稲倒伏の原因
稲刈り寸前の小田原では、昨日の雨でかなりの稲が倒れている。昔の稲作では、倒伏は恥ずかしいことだったと聞いている。技量も無いのに欲ばったが為に倒れる。今の農業では、倒れるのを予測して稲作をしているきらいがある。北陸から、東北と稲作地帯を秋に回ると、一面稲が倒れている姿を見る。稲刈りはコンバインで刈る。倒れた稲でも普通に刈り取ってしまう。小石が混ざったとしても、籾すり、精米の段階で、完全に取り去ってしまう。だから、たくさん採ろうとする稲作では、一年の置きに倒れるぐらいは当然計算のようだ。稲刈り前に雨が来るか来ないかで、その辺は決まってしまうので、予想の範囲に入れている。そう言う意味では、少々濡れたお米でも、刈り取りが出来るという点でも変わった。籾乾燥機の発達である。足柄平野でも大きな農家や農協では、自分の所に籾すり乾燥機が備えてあり、そこにもってゆけばきれいに仕上げてくれる。農の会の稲作では、倒伏は最悪のことに成る。この点では全く昔の稲作のままである。
何故、倒伏が起こるのか原因を整理してみる。倒伏には何種類かの形がある。
1、根元からばったりと倒れる場合。
それぞれに原因は異なる。ばったりと地面から倒れるのは、田んぼの土壌が緩すぎる場合である。干しを入れない農法のばあい、土の性質でどんどん柔らかく深く成って行く所がある。これは、地下水との関係もある。いずれにしても、耕盤まで緩んでしまうような事がある。田んぼ全体に怒ると言うより、一部に起こる場合が多い。緩んでも、稲の根がしっかりと生きていれば倒れることは抑えられる。2、根元に近い辺りが折れてしまう場合。
根元が折れるのは、茎が弱い場合と早く枯れ上がる場合がある。枯れ上がる場合は、大体に病気で穂も軽いのに倒れることに成る。く気が弱い場合もいくつか原因はあるが、田植えの時に苗を多く植えた場合、茎ががっしりとしない。また、初期に肥料が効きすぎると、根元近くが一気に伸びて、節間が広く成る。節間が伸びると、当然背丈も伸びて、根元に早くから陽が指さなくなる。その為に、ひょろひょろした苗に成る。日蔭の稲の方が背丈が高くなる場合などだ。
3、根元に近い辺りが大きく曲がり、穂が地面についてしまう場合。
これも節間が間延びした生育の場合が多いが、12俵以上の収量に成り、穂が重すぎる場合もある。稲が立派な生育であっても、株間が狭いと、過繁茂に成り倒伏の可能性が高まる。
対策であるが、干しを入れて田面を固めて行くことが一番である。特に、稲の受粉が完了次第、間断潅水に入り、歩いても沈みこまないような土の状態になれば、倒伏は減る。

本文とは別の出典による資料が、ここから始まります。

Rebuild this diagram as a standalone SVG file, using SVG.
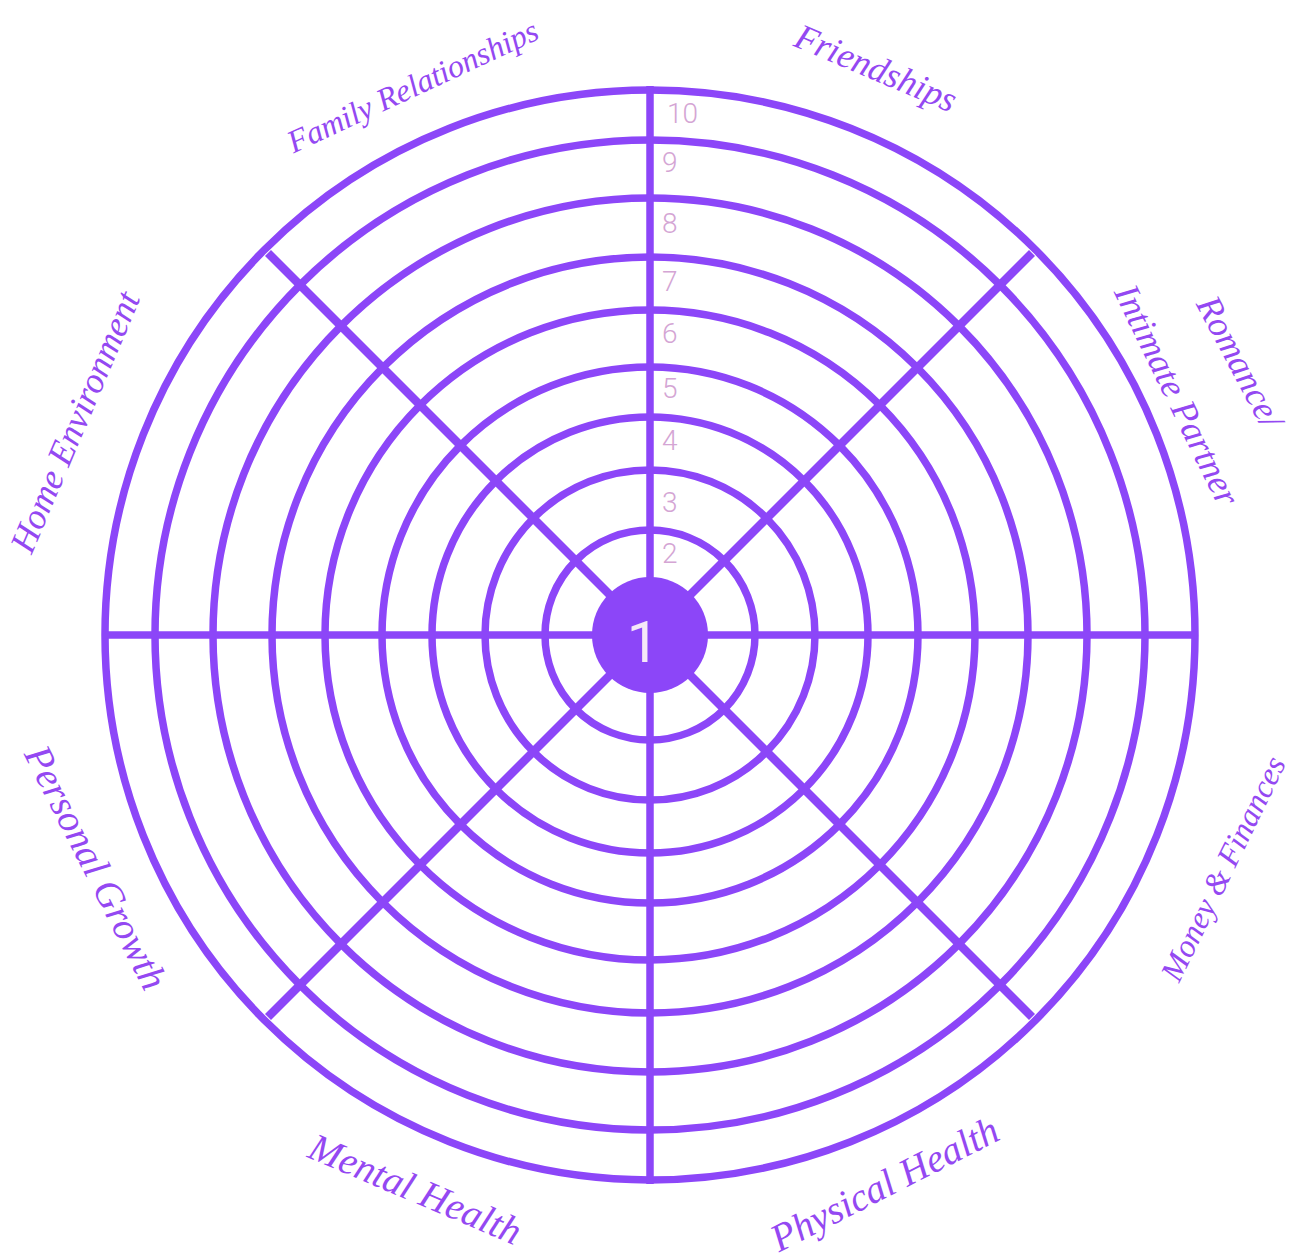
<svg xmlns="http://www.w3.org/2000/svg" width="1296" height="1260" viewBox="0 0 1296 1260">
<style>
.ring{fill:none;stroke:#8c46f8;stroke-width:7.5}
.spoke{stroke:#8c46f8;stroke-width:7.5;stroke-linecap:butt}
.diag{stroke:#8c46f8;stroke-width:8.5;stroke-linecap:butt}
.num{font-family:Roboto,"Liberation Sans",sans-serif;font-weight:300;font-size:28px;fill:#d4a5d4}
.lbl{font-family:"Liberation Serif","DejaVu Serif",serif;font-style:italic;font-size:36px;fill:#9448f2;text-anchor:middle}
.sm{font-size:32px}
.lg{font-size:39px}
</style>
<rect width="1296" height="1260" fill="#ffffff"/>
<g id="rings">
<circle class="ring" cx="650" cy="635" r="545"/>
<circle class="ring" cx="650" cy="635" r="495"/>
<circle class="ring" cx="650" cy="635" r="437"/>
<circle class="ring" cx="650" cy="635" r="378"/>
<circle class="ring" cx="650" cy="635" r="325"/>
<circle class="ring" cx="650" cy="635" r="268"/>
<circle class="ring" cx="650" cy="635" r="218"/>
<circle class="ring" cx="650" cy="635" r="165"/>
<circle class="ring" cx="650" cy="635" r="105"/>
</g>
<g id="connectors">
<line class="spoke" x1="650" y1="86" x2="650" y2="1184"/>
<line class="spoke" x1="102" y1="635" x2="1198" y2="635"/>
<line class="diag" x1="268" y1="253" x2="1032" y2="1017"/>
<line class="diag" x1="1032" y1="253" x2="268" y2="1017"/>
</g>
<g id="center">
<circle cx="650" cy="635" r="58" fill="#8c46f8"/>
<text x="643" y="662" font-family="Roboto,'Liberation Sans',sans-serif" font-weight="400" font-size="58" fill="#f5e8f8" text-anchor="middle">1</text>
</g>
<g id="scale">
<text class="num" x="667" y="123">10</text>
<text class="num" x="662" y="172">9</text>
<text class="num" x="662" y="233">8</text>
<text class="num" x="662" y="291">7</text>
<text class="num" x="662" y="343">6</text>
<text class="num" x="662" y="398">5</text>
<text class="num" x="662" y="450">4</text>
<text class="num" x="662" y="512">3</text>
<text class="num" x="662" y="563">2</text>
</g>
<g id="label-family" transform="translate(412,85) rotate(-25)">
<text class="lbl sm" x="0" y="12">Family Relationships</text>
</g>
<g id="label-friendships" transform="translate(876,68) rotate(23)">
<text class="lbl" x="0" y="12">Friendships</text>
</g>
<g id="label-romance">
<text class="lbl" transform="translate(1240,362) rotate(62)" x="0" y="12">Romance/</text>
<text class="lbl" transform="translate(1177,395) rotate(64)" x="0" y="12">Intimate Partner</text>
</g>
<g id="label-money" transform="translate(1222,868) rotate(-64)">
<text class="lbl sm" x="0" y="12">Money &amp; Finances</text>
</g>
<g id="label-physical" transform="translate(885,1185) rotate(-27)">
<text class="lbl lg" x="0" y="12">Physical Health</text>
</g>
<g id="label-mental" transform="translate(415,1190) rotate(23)">
<text class="lbl lg" x="0" y="12">Mental Health</text>
</g>
<g id="label-personal" transform="translate(95,868) rotate(63)">
<text class="lbl lg" x="0" y="12">Personal Growth</text>
</g>
<g id="label-home" transform="translate(75,422) rotate(-67)">
<text class="lbl" x="0" y="12">Home Environment</text>
</g>
</svg>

干しを入れるか入れないかの下限は、稲の成長次第である。苗を1本植えにして、株間を十分に採り植えれば、まず折れ曲がり倒れるような稲にはならない。しかし、分げつが十分に採れない所では、14本以下の分げつでは収量が減ってしまうので、ほどほどの株間にしなけばならない。舟原田んぼや欠ノ上田んぼでは、棚田で水も冷や水なので、25センチ角で、2,3本植えにしている。これで15本から20本ぐらいの穂が付き、8俵ぐらいを目標にしている。これだとまず倒れにくい。品種的にも、祭り晴れは倒れにくい。コシヒカリは初期の肥料で伸びすぎるきらいがある。取れ過ぎて倒れると言うような経験はないのが、今年の家で作った稲は、12俵を越えた作柄のようだが、株自体が極めてがっしりなので、一度も干しも入れていながい、倒れそうにもない。
つまり、稲の根元が太く全体の株を握って、手でぎりぎりぐらいの太さがあり、20本程度。しかもその握った稲が硬く、ギシギシするような、バリバリのもので曲げようとしても曲がらないほどの強さがあれば、倒れることはない。止め葉の状態が厚く、幅広で大きい。穂が25センチの長さがあり、粒数が135粒あるような稲。こうなればなかなか倒れない。それでも倒れる場合がある。それは強い風である。台風の強風に長時間煽られた時にはどうしても倒れる。水を満杯に張るのがいくらかの対策に成る。台風後、風邪で倒れていても、立ち上がることもある。最近の強風は突風のような激しいものがあるので、風ぐらいでは倒れないとは言い切れない。